Players naturally hold all the cards they gain from different sources in their hands – both the drafted cards and the produced ones. Therefore we had to modify the rules about discarding your hand at the end of your turn. Now players must only discard down to their hand size, whether they keep drafted or non-drafted cards. Their hand size is equal to the number of rooms they control, making room building a little more interesting.

Finally, we decided that all monsters should start at level 1. To level them up faster, players may spend a new type of token to tend to them again.

Using a different type of component to represent information always has consequences. I find it is best to go with whatever changes are suggested by the new medium rather than forcing it to work the same way as the old one. The same is true when working under component restrictions. For example, if you are involved in an 18-card contest, don’t try to cram a bunch of state information into the cards. Just use them the way cards are typically used and make a good game within those bounds.

When game procedures inspire new mechanics

Game procedures are what I call the various maintenance tasks required in any board game to keep the game going, such as reshuffling decks, sorting the supply, or counting up victory points. They are the sorts of things that would be automated in the computer version of a game. An important part of board game design is streamlining procedures so they are not noticed by the players, since they do not contribute anything positive to the experience of the game.

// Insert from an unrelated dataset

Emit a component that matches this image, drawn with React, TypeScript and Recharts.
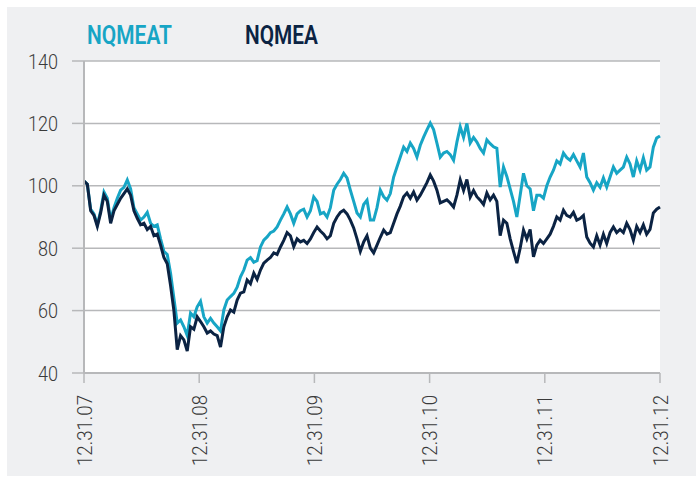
import { LineChart, Line, XAxis, YAxis, CartesianGrid } from 'recharts';

// index levels, rebased to 100 at 12.31.07, sampled evenly over five years
const nqmeat = [
  101.5, 100.5, 92.5, 91, 87.5, 92, 98, 96, 89, 93, 96, 98.6, 99.5, 101.9, 99, 93, 91, 89, 90, 91.5,
  88, 87, 87.5, 83, 79, 78, 72, 64, 56, 57, 54.8, 52, 59.2, 58, 61.2, 63, 58, 56, 57.5, 56,
  54.8, 53.5, 60.2, 63.4, 64.5, 65.5, 67.5, 70.8, 73, 76.2, 77, 75.5, 76, 80.4, 82.6, 83.6, 85, 85.5, 86.8, 89,
  91, 93.2, 91, 88, 91, 92, 92.5, 90, 92, 96.4, 95, 91, 91.5, 90, 93, 98.6, 100.5, 102, 104, 102.5,
  98.6, 95, 91.3, 90, 94, 95.4, 89, 89, 93, 98.6, 96.5, 95.4, 97.5, 102.8, 106, 109.2, 112.4, 111, 113.7, 112,
  109.2, 113, 115.6, 117.9, 120.1, 118, 113.7, 109.2, 110.5, 111, 110, 108.2, 114, 118.9, 115.5, 120, 113.7, 115.5, 114, 112,
  110.5, 114.7, 113.5, 112.5, 112, 99.6, 106, 103, 99, 95, 90, 97, 104, 100, 99, 92, 97, 97, 96, 100,
  102.8, 105, 108, 107, 110.5, 109, 108.2, 110, 108, 106, 110.5, 102.8, 101, 98.6, 101, 99.5, 102.5, 99.6, 102.8, 106,
  104, 105, 106, 109.2, 107, 102.8, 108, 105, 109, 105, 106, 112.4, 115.3, 116,
];

const nqmea = [
  101.5, 100.5, 92, 90.5, 87, 91.3, 97, 95, 88, 92, 94, 96, 97.5, 99, 97, 92, 89.6, 87.5, 88, 86,
  87, 84, 84.5, 81, 77, 75, 68, 60, 47.5, 52, 50.6, 47, 54.8, 54, 58, 56.5, 54.8, 52.8, 53.5, 52.5,
  52, 48.3, 54.8, 58, 60.2, 59.5, 63.4, 65.6, 66, 69.8, 68.6, 72, 70, 73, 75.2, 76.2, 77, 78.5, 78, 80.4,
  82.5, 85, 84, 80.5, 83, 82, 82.5, 81.5, 83, 85, 86.8, 85.5, 84.5, 83, 84, 88, 90, 91.5, 92.2, 91,
  89, 86.5, 83, 79, 82, 84, 80, 78.5, 81, 83.5, 85.8, 84.5, 85, 88, 91, 93.5, 96.5, 97.7, 96, 98,
  95.4, 97, 99, 101, 103.5, 101.5, 98.6, 94.5, 95, 95.5, 94.5, 93.2, 97, 101.9, 98.5, 102, 96.4, 98.5, 96.5, 95.4,
  94, 97.7, 95.5, 97, 95, 84, 89, 88, 83, 79, 75.2, 80, 85.8, 83, 86, 77.2, 81, 82.6, 81.5, 83,
  84.5, 87, 90, 89, 92.2, 90.5, 90, 91.5, 89, 89.5, 90.5, 83.6, 81.6, 80.4, 84, 81, 84.5, 81.5, 85, 86.8,
  85, 86, 85, 88, 86, 82.6, 87, 85, 87.5, 84.5, 86, 91.3, 92.5, 93.2,
];

const dateLabels = ['12.31.07', '12.31.08', '12.31.09', '12.31.10', '12.31.11', '12.31.12'];
const yTicks = [40, 60, 80, 100, 120, 140];

const TEAL = '#17a5c5';
const NAVY = '#0b2343';
const GRID = '#b7b8ba';
const FONT = 'Roboto, sans-serif';

const LAST = nqmea.length - 1;
const data = nqmea.map((v, i) => ({ i, nqmea: v, nqmeat: nqmeat[i] }));
const xTicks = dateLabels.map((_, k) => (k * LAST) / (dateLabels.length - 1));

const YTick = ({ x, y, payload }: any) => {
  const s = String(payload.value);
  return (
    <text x={x} y={y} dy="0.36em" textAnchor="end" fill="#3a3a3a" fontFamily={FONT} fontWeight={300}
      fontSize={21} textLength={s.length * 10} lengthAdjust="spacingAndGlyphs">
      {s}
    </text>
  );
};

const XTick = ({ x, y, payload }: any) => {
  const idx = xTicks.findIndex((t) => Math.abs(t - payload.value) < 0.01);
  return (
    <g transform={`translate(${x},${y})`}>
      <text transform="rotate(-90)" textAnchor="end" dy="0.36em" fill="#3a3a3a" fontFamily={FONT}
        fontWeight={300} fontSize={21} textLength={71} lengthAdjust="spacingAndGlyphs">
        {dateLabels[idx]}
      </text>
    </g>
  );
};

export default function App() {
  return (
    <div style={{ position: 'absolute', left: 0, top: 0, width: 696, height: 477, background: '#fff' }}>
      <div style={{ position: 'absolute', left: 7, top: 7, width: 689, height: 469, background: '#eff0f2' }} />
      <div style={{ position: 'absolute', left: 0, top: 0 }}>
        <LineChart width={696} height={477} data={data} margin={{ top: 61, right: 36, bottom: 4, left: 0 }}>
          <CartesianGrid vertical={false} stroke={GRID} strokeWidth={1.5} fill="#fff" />
          <XAxis
            dataKey="i"
            type="number"
            domain={[0, LAST]}
            ticks={xTicks}
            interval={0}
            height={100}
            tickSize={10}
            tickMargin={12}
            axisLine={{ stroke: GRID, strokeWidth: 2 }}
            tickLine={{ stroke: GRID, strokeWidth: 1.5 }}
            tick={<XTick />}
          />
          <YAxis
            domain={[40, 140]}
            ticks={yTicks}
            width={84}
            tickSize={12}
            tickMargin={14}
            axisLine={{ stroke: GRID, strokeWidth: 2 }}
            tickLine={{ stroke: GRID, strokeWidth: 1.5 }}
            tick={<YTick />}
          />
          <Line type="linear" dataKey="nqmeat" stroke={TEAL} strokeWidth={3} strokeLinejoin="miter" dot={false} isAnimationActive={false} />
          <Line type="linear" dataKey="nqmea" stroke={NAVY} strokeWidth={3} strokeLinejoin="miter" dot={false} isAnimationActive={false} />
        </LineChart>
      </div>
      {/* legend */}
      <svg width={696} height={60} style={{ position: 'absolute', left: 0, top: 0 }}>
        <text x={87} y={44} fill={TEAL} fontFamily={FONT} fontWeight={600} fontSize={25}
          textLength={85} lengthAdjust="spacingAndGlyphs">NQMEAT</text>
        <text x={245} y={44} fill={NAVY} fontFamily={FONT} fontWeight={600} fontSize={25}
          textLength={73} lengthAdjust="spacingAndGlyphs">NQMEA</text>
      </svg>
    </div>
  );
}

Sometimes, in the course of improving game procedures, you find a new twist on your mechanics. This happened to me recently in Dungeon Rancher. I had been using six-sided dice to indicate monster levels, and one of my playtesters remarked that in the real world it is inconvenient to have to find a value on a die – in TTS, of course, you can just press the corresponding number.

I had not been intending to use dice in the actual game (the level die was a placeholder), but this got me thinking – how could dice be used to represent levels in a way that didn’t require the onerous procedure of locating a face? As it happens, when players are tending to monsters in Dungeon Rancher (a task that requires assigning a die that equals or exceeds the monster’s level), they tend to place the die on the monster to remind themselves that they have tended that monster. This inspired me to use the number of dice as the level, rather than the maximum die.

Each time your monster levels up you have to assign it a die matching or exceeding its highest die. The die you assign remains on the monster, increasing its level and potentially increasing the required value for the next time you need to tend to it. The required procedures are very smooth because they already match what the players needed to do; no additional steps are required.

This in turn led to some new mechanics revolving around rerolling dice – both dice used to tend monsters and dice already on the monsters from previous rounds. Thematically, this works very well – if you give the monster high-quality food, it becomes spoiled and will want high-quality food in the future, but you can attempt to tame it and reduce its pickiness. The mechanical process ends up feeling very rewarding, as players must balance caring for their monsters now with keeping their monsters as docile as possible for future rounds.

The lesson I take away from this is that sometimes the best source of mechanical inspiration can be coming up with ways to remove mundane chores from the game.